Quoi de plus qui n'avait pas été trouvé voilà cent dix huit ans quand Mistral nous rassembla sous sa bannière d'Oc ?
Pourquoi donc tant de gens aujourd'hui, défenseurs sûrs, et vaillants de la cause d'Oc, qui croient devoir déchirer la bannière étoilée de Mistral pour faire oeuvre utile ?
Qui sont donc ceux qui se disent "Occitans" en se croyant obligés de renier le félibrige qui, justement, sauva les terres d'Oc ?
Je vais vous en faire le portrait, mais ne croyez pas, surtout, que j'en dirai du mal : Un "Occitan" est un homme passionné qui se lève chaque matin en faisant sa prière où en ne la faisant pas s'il lui plaît mieux ainsi. Puis il boit son café au lait en y trempant... et relisez mes litanies du début, lorsque je faisais le portrait d'un félibre, et vous saurez qu'un "Occitan" est tout simplement un homme d'Occitanie, aussi bien de Limoges que de Provence, qui conduit sa vie pareille en tout à celle d'un félibre.
Alors ?
"Alors, diront les nouveaux défenseurs - et je le réservais pour la fin - il y a la graphie. Nous ne voulons pas suivre la loi de Mistral ; nous ne voulons pas le reconnaître comme "Maître".
Ma foi, si quelqu'un ne voulût jamais imposer sa loi, c'est bien l'homme au grand bon sens que fut Frédéric Mistral.
Nous sommes nombreux, nous félibres, à ne pas avoir suivi la graphie mistralienne, surtout de ce côté-ci du Rhône. Et cependant, nous sommes à l'aise au Félibrige. Je vous assure que les provençaux ne nous ont jamais laissés de côté pour cela.

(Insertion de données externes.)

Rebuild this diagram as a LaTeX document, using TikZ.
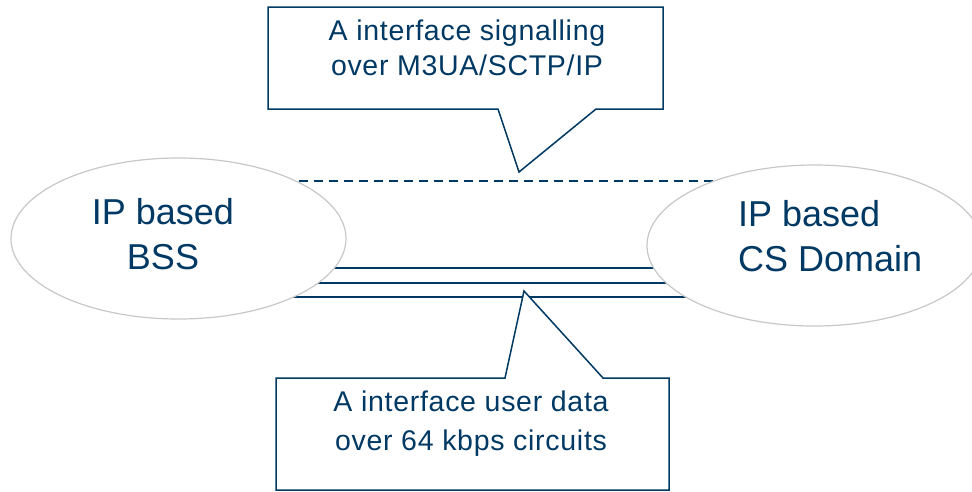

Grâce à Roux, Perbosc, Salvat qui vient, hélas ! de nous quitter, et autres, nous nous sommes forgés une seconde graphie félibréenne que tous ceux, maintenant, qui ne veulent pas se dire félibres suivent à leur tour.
Alors, vous dis-je ?
Faut-il démolir le château pour en éditer un autre tout pareil au lieu de bâtir plus hautes et plus jolies les tours qui se dressent depuis plus d'un siècle dans notre ciel ?

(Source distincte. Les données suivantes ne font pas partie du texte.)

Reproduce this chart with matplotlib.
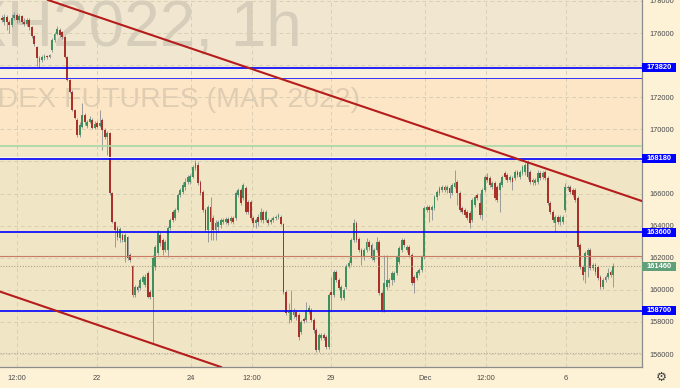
import matplotlib
matplotlib.use('Agg')
import matplotlib.pyplot as plt
from matplotlib import transforms
from matplotlib.patches import Rectangle
import numpy as np

plt.rcParams['font.family'] = ['Liberation Sans', 'DejaVu Sans']

# ---------------- data (hourly candles, MXH2022) ----------------
opens = [
    176930, 176690, 177000, 176690, 176500, 176930, 177120, 176810, 177060, 176690,
    176560, 176810, 176370, 175810, 175130, 174190, 174320, 174440, 174570, 174500,
    174940, 175560, 175940, 176190, 176060, 175750, 174500, 173070, 172320, 171200,
    170580, 169650, 170140, 170890, 170210, 170460, 170580, 170080, 170390, 170210,
    170580, 169960, 169520, 169770, 166030, 164230, 163850, 163230, 163420, 162980,
    163290, 162170, 161480, 159680, 160180, 160110, 160490, 160300, 161050, 159860,
    159550, 161420, 162290, 163420, 163100, 162480, 162480, 163850, 164850, 164470,
    164970, 165910, 166090, 166410, 166720, 166720, 167030, 167590, 167780, 166720,
    166090, 164970, 163730, 165160, 164470, 163730, 163910, 164040, 164230, 164230,
    164410, 164290, 164470, 164470, 165910, 166220, 165720, 166340, 165470, 165470,
    164470, 164160, 164540, 164350, 164850, 164350, 164350, 164230, 164350, 164470,
    164540, 164540, 164100, 159860, 158560, 158120, 158430, 158620, 158430, 157370,
    158180, 158120, 158620, 158740, 158120, 157500, 156250, 157000, 157190, 157060,
    156440, 159860, 159680, 161110, 160610, 159490, 159490, 160180, 161480, 161670,
    163100, 164160, 163170, 162480, 162040, 162480, 162980, 162790, 161860, 162480,
    162980, 159800, 158740, 160180, 160430, 160610, 160610, 161050, 161730, 162480,
    163100, 162480, 162670, 162170, 160800, 160740, 161050, 161240, 162040, 164970,
    165160, 164970, 165100, 165780, 166030, 166220, 166410, 166220, 166340, 166030,
    166410, 166720, 166030, 165100, 164970, 164850, 164790, 164350, 165280, 165910,
    165410, 164660, 166220, 167030, 166970, 166410, 166660, 166410, 166220, 166530,
    167280, 167150, 166840, 166970, 166970, 167340, 167030, 167280, 167340, 167900,
    167340, 166840, 166660, 166720, 167280, 167030, 167340, 166970, 165410, 164850,
    164160, 164540, 164230, 164230, 164970, 166340, 166410, 166220, 166220, 165720,
    162790, 161420, 161110, 162170, 162480, 161360, 161550, 161420, 160800, 160180,
    160610, 160800, 161110, 160920,
]
closes = [
    176810, 177000, 176690, 176500, 176930, 177120, 176810, 177060, 176690, 176560,
    176810, 176370, 175810, 175310, 174440, 174440, 174500, 174570, 174500, 174630,
    175560, 175940, 176250, 175880, 175750, 174500, 173070, 172320, 171200, 170700,
    169650, 170270, 170890, 170460, 170460, 170640, 170080, 170330, 170140, 170390,
    169960, 169520, 169770, 166030, 164230, 163730, 163290, 163790, 163100, 163420,
    161980, 161860, 159680, 160180, 159990, 160610, 160800, 160800, 159550, 159550,
    161980, 162670, 163540, 162920, 162480, 162980, 163850, 164350, 164350, 164970,
    165910, 166220, 166530, 166720, 167030, 167090, 167650, 167900, 166660, 166030,
    164970, 163730, 165160, 164230, 163730, 164160, 164230, 164350, 164350, 164410,
    164160, 164470, 164230, 166030, 166220, 165410, 166530, 164850, 164850, 164470,
    164160, 164350, 164230, 164850, 164350, 164850, 164160, 164350, 164470, 164540,
    164660, 164100, 159860, 158560, 158620, 158740, 158620, 158310, 157060, 158000,
    158060, 158740, 158870, 158120, 157500, 156250, 157190, 157190, 157000, 156440,
    159680, 159680, 161110, 160610, 160110, 160180, 159990, 161480, 161670, 163100,
    164160, 163100, 162480, 162040, 162480, 162980, 162670, 161980, 162480, 162980,
    159800, 158740, 160430, 160610, 160610, 161050, 161050, 162040, 162610, 163100,
    162790, 162670, 162170, 160430, 160430, 161110, 161240, 162040, 165100, 165160,
    164970, 165160, 165780, 166090, 166340, 166410, 166220, 166410, 166030, 166530,
    166660, 166030, 164970, 164850, 164660, 164470, 164160, 165600, 165780, 165720,
    164660, 166220, 167030, 166840, 166530, 166660, 165720, 165600, 166660, 167030,
    167030, 166840, 167030, 166720, 167340, 167150, 167340, 167650, 167780, 167030,
    166720, 166720, 166840, 167280, 166970, 167280, 166970, 165410, 164850, 164350,
    164540, 164230, 164540, 164540, 166410, 166410, 166090, 165910, 165600, 162670,
    161420, 160920, 162290, 162480, 161360, 161550, 161110, 160740, 160180, 160610,
    160800, 161050, 160920, 161460,
]
highs = [
    177120, 177180, 177120, 176810, 177180, 177310, 177250, 177180, 177120, 176930,
    176930, 176930, 176440, 175880, 175190, 174570, 174630, 174690, 174630, 174690,
    175690, 176060, 176440, 176310, 176120, 175810, 174570, 173130, 172450, 171270,
    170700, 170460, 171640, 171020, 170580, 170830, 170700, 170520, 170520, 171200,
    170700, 170080, 169890, 169830, 166090, 164290, 163980, 163910, 163540, 163540,
    163350, 162290, 161550, 160300, 160300, 160740, 160920, 160990, 161170, 159990,
    162170, 162790, 163730, 163600, 163230, 163100, 163980, 164470, 164970, 165100,
    166030, 166340, 166720, 166970, 167150, 167220, 167780, 168090, 167960, 166840,
    166220, 165100, 165280, 165780, 164660, 164350, 164350, 164470, 164470, 164540,
    164540, 164600, 164600, 166160, 166340, 166340, 166660, 166470, 165600, 165600,
    164600, 164470, 164720, 165100, 164970, 164970, 164470, 164470, 164600, 164660,
    164790, 164660, 164160, 159990, 159180, 159990, 158870, 158740, 158560, 158120,
    158310, 159240, 159050, 158870, 158250, 157620, 157310, 157310, 157310, 157190,
    159800, 160800, 161240, 161240, 160740, 160300, 160110, 161610, 161860, 163230,
    164410, 164290, 163290, 162610, 162610, 163230, 163100, 162920, 162610, 163290,
    163100, 159930, 162170, 162170, 160740, 161170, 161170, 162170, 162730, 163230,
    163230, 162790, 162790, 162290, 160920, 161240, 161360, 162170, 165220, 165280,
    165280, 165280, 165910, 166220, 166470, 166530, 166530, 166530, 166470, 166660,
    167470, 166840, 166160, 165220, 165100, 164970, 164910, 165720, 165910, 166030,
    166030, 166340, 167150, 167280, 167090, 166780, 166780, 166530, 166780, 167150,
    167400, 167280, 167150, 167090, 167470, 167470, 167470, 167780, 167900, 168090,
    167470, 166970, 166970, 167470, 167400, 167400, 167470, 167090, 165530, 164970,
    164660, 164660, 164660, 164660, 166660, 166530, 166530, 166340, 166340, 165850,
    162920, 161550, 162420, 162610, 162610, 161670, 161670, 161550, 160920, 160740,
    160920, 161360, 161240, 161670,
]
lows = [
    176690, 176500, 176190, 176000, 176370, 176810, 176620, 176690, 176560, 176440,
    176440, 176190, 175690, 175190, 173940, 173880, 174190, 174320, 174380, 174440,
    174820, 175440, 175880, 175750, 175630, 174440, 173010, 172260, 171140, 170640,
    169520, 169520, 170080, 170270, 170080, 170390, 170020, 170020, 170080, 170140,
    168710, 169400, 168400, 165910, 164160, 162670, 163100, 162980, 162980, 161730,
    161860, 161730, 159550, 159550, 159860, 159990, 160360, 160180, 159490, 159430,
    156690, 161240, 162170, 162730, 162170, 162360, 162040, 163730, 164230, 164350,
    164850, 165780, 165970, 166220, 166590, 166590, 166970, 167470, 166530, 165910,
    164850, 163600, 162980, 163100, 163100, 163100, 163600, 163850, 164100, 164100,
    164040, 164160, 164100, 164350, 165780, 165280, 165600, 164720, 164720, 164350,
    163910, 163850, 163980, 164230, 164160, 164230, 164040, 164100, 164230, 164350,
    164410, 164040, 159740, 158430, 157930, 158000, 158250, 158120, 156870, 157250,
    157930, 158000, 158490, 158000, 157310, 156130, 156130, 156870, 156870, 156310,
    156310, 158740, 159550, 160490, 159990, 159370, 159370, 160050, 161360, 161550,
    162980, 162980, 162360, 161550, 161860, 162360, 162480, 161860, 161730, 162360,
    159680, 158620, 158620, 159990, 160180, 160300, 160490, 160920, 161610, 162360,
    162670, 162360, 162040, 160300, 159800, 160610, 160920, 161110, 161920, 164850,
    164230, 164350, 164970, 165600, 165910, 166090, 166090, 166030, 165720, 165910,
    166340, 165280, 164850, 164720, 164540, 164350, 163850, 164230, 165160, 165600,
    164470, 164350, 166090, 166720, 166410, 166280, 165600, 165470, 164850, 166410,
    166900, 166720, 166720, 166220, 166840, 167030, 166900, 167150, 167150, 166900,
    166590, 166530, 166530, 166590, 166840, 166900, 166840, 165280, 164720, 164230,
    163600, 164100, 164040, 164100, 164850, 166220, 165970, 165780, 165470, 162540,
    161300, 160610, 160430, 160800, 161240, 161240, 160920, 160610, 160050, 160050,
    160490, 160670, 160800, 160180,
]

blue_levels = [173820, 168180, 163600, 158700]
blue_labels = ['173820', '168180', '163600', '158700']
thin_blue_level = 173200
green_level = 168960
white_level = 168270
brown_level = 162110
dotted_level = 156050
last_price = 161460
last_label = '161460'

ytick_values = [156000, 158000, 160000, 162000, 164000, 166000, 168000,
                170000, 172000, 174000, 176000, 178000]
ytick_labels = ['156000', '158000', '160000', '162000', '164000', '166000', '',
                '170000', '172000', '', '176000', '178000']
xtick_positions = [6.1, 37.9, 75.2, 99.5, 130.9, 168.2, 192.5, 224.3]
xtick_labels = ['12:00', '22', '24', '12:00', '29', 'Dec', '12:00', '6']

upper_trend = [(18.4, 178056), (254.5, 165530)]
lower_trend = [(-0.68, 159890), (86.8, 155210)]

# ---------------- figure ----------------
W, H = 680, 388
fig = plt.figure(figsize=(W / 100, H / 100), dpi=100, facecolor='#fdf2d6')
ax = fig.add_axes([0, 21 / H, 642 / W, 367 / H])
ax.set_xlim(-0.68, 254.5)
ax.set_ylim(155192, 178056)
ax.set_facecolor('#f0e5c4')

# background bands
ax.axhspan(173820, 180000, color='#f1e7d0', zorder=0.1, lw=0)
ax.axhspan(173200, 173820, color='#f9f0dc', zorder=0.1, lw=0)
ax.axhspan(168960, 173200, color='#fde6c5', zorder=0.1, lw=0)
ax.axhspan(168180, 168960, color='#f3e8ca', zorder=0.1, lw=0)

# watermark
wm_color = (0.42, 0.42, 0.42, 0.2)
ax.text(302 / W, 1 - 45 / H, 'MXH2022, 1h', transform=fig.transFigure,
        ha='right', va='baseline', fontsize=46, color=wm_color, zorder=0.3)
ax.text(360 / W, 1 - 107 / H, 'MOEX INDEX FUTURES (MAR 2022)', transform=fig.transFigure,
        ha='right', va='baseline', fontsize=20.5, color=wm_color, zorder=0.3)

# grid
ax.set_yticks(ytick_values)
ax.set_yticklabels(ytick_labels)
ax.set_xticks(xtick_positions)
ax.set_xticklabels(xtick_labels)
ax.set_axisbelow(True)
ax.grid(True, color='#d9cfb4', linestyle=(0, (4, 3)), linewidth=0.7)

ax.yaxis.tick_right()
ax.tick_params(axis='y', length=0, pad=5.5, labelsize=5.3, labelcolor='#4a4a4a')
ax.tick_params(axis='x', length=0, pad=5.5, labelsize=5.4, labelcolor='#4a4a4a')
for s in ['top', 'left']:
    ax.spines[s].set_visible(False)
for s in ['right', 'bottom']:
    ax.spines[s].set_color('#8c8c8c')
    ax.spines[s].set_linewidth(0.9)

# candles
o = np.array(opens, float)
c = np.array(closes, float)
h = np.array(highs, float)
l = np.array(lows, float)
x = np.arange(len(o))
up = c >= o
cols = np.where(up, '#3f8f5f', '#a8322a')
ax.vlines(x, l, h, colors='#9a9a9a', linewidth=0.7, zorder=2)
ax.bar(x, np.maximum(np.abs(c - o), 40), bottom=np.minimum(o, c), width=0.74,
       color=cols, linewidth=0, zorder=3)

# horizontal levels
ax.axhline(white_level, color='#fbf6ea', lw=0.8, zorder=4)
ax.axhline(green_level, color='#a6d8a8', lw=1.2, zorder=4)
ax.axhline(thin_blue_level, color='#3333ff', lw=0.7, zorder=4)
ax.axhline(brown_level, color='#c97b66', lw=0.8, zorder=4)
ax.axhline(last_price, color='#a9a48c', lw=0.8, linestyle=(0, (1, 1.5)), zorder=4)
ax.axhline(dotted_level, color='#b3aa94', lw=0.8, linestyle=(0, (1, 1.5)), zorder=4)
for lv in blue_levels:
    ax.axhline(lv, color='#0000ff', lw=1.2, zorder=4)

# trend lines
ax.axline(upper_trend[0], upper_trend[1], color='#b51c1c', lw=1.5, zorder=5)
ax.axline(lower_trend[0], lower_trend[1], color='#b51c1c', lw=1.5, zorder=5)

# price label boxes on the right scale
trans = transforms.blended_transform_factory(fig.transFigure, ax.transData)
box_h = 9 * (178056 - 155192) / 367
for lv, lab in zip(blue_levels, blue_labels):
    fig.add_artist(Rectangle((642 / W, lv - box_h / 2), 34 / W, box_h, transform=trans,
                             facecolor='#0000ff', edgecolor='none', zorder=5))
    fig.text(659.5 / W, lv, lab, transform=trans, ha='center', va='center',
             color='white', fontsize=5.4, fontweight='bold', zorder=6)
fig.add_artist(Rectangle((642 / W, last_price - box_h / 2), 34 / W, box_h, transform=trans,
                         facecolor='#5f9f79', edgecolor='none', zorder=5))
fig.text(659.5 / W, last_price, last_label, transform=trans, ha='center', va='center',
         color='white', fontsize=5.4, fontweight='bold', zorder=6)

# settings icon
fig.text(661 / W, 1 - 377 / H, '\u2699', ha='center', va='center', fontsize=9,
         color='#444444', family=['DejaVu Sans'])

fig.savefig('out.png', dpi=100, facecolor=fig.get_facecolor())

Allons-nous faire, entre nous, défenseurs d'Oc, comme tant de politiciens qui croient avoir trouvé quelque chose de nouveau parce qu'ils ont imaginé un autre nom de parti ?
Qu'est-ce donc ? Des "Occitans" qui veulent écraser les "Provençaux" et des "Provençaux" qui ont peur des "Occitans" ?
Quelle est cette sottise dangereuse ?
Quand moi qui me moque des mots, qui me dirai tout aussi bien "Félibre-Occitan", je tends la main à tous les défenseurs qui ne perdent pas de temps à bâtir des chapelles avec les pierres de la cathédrale.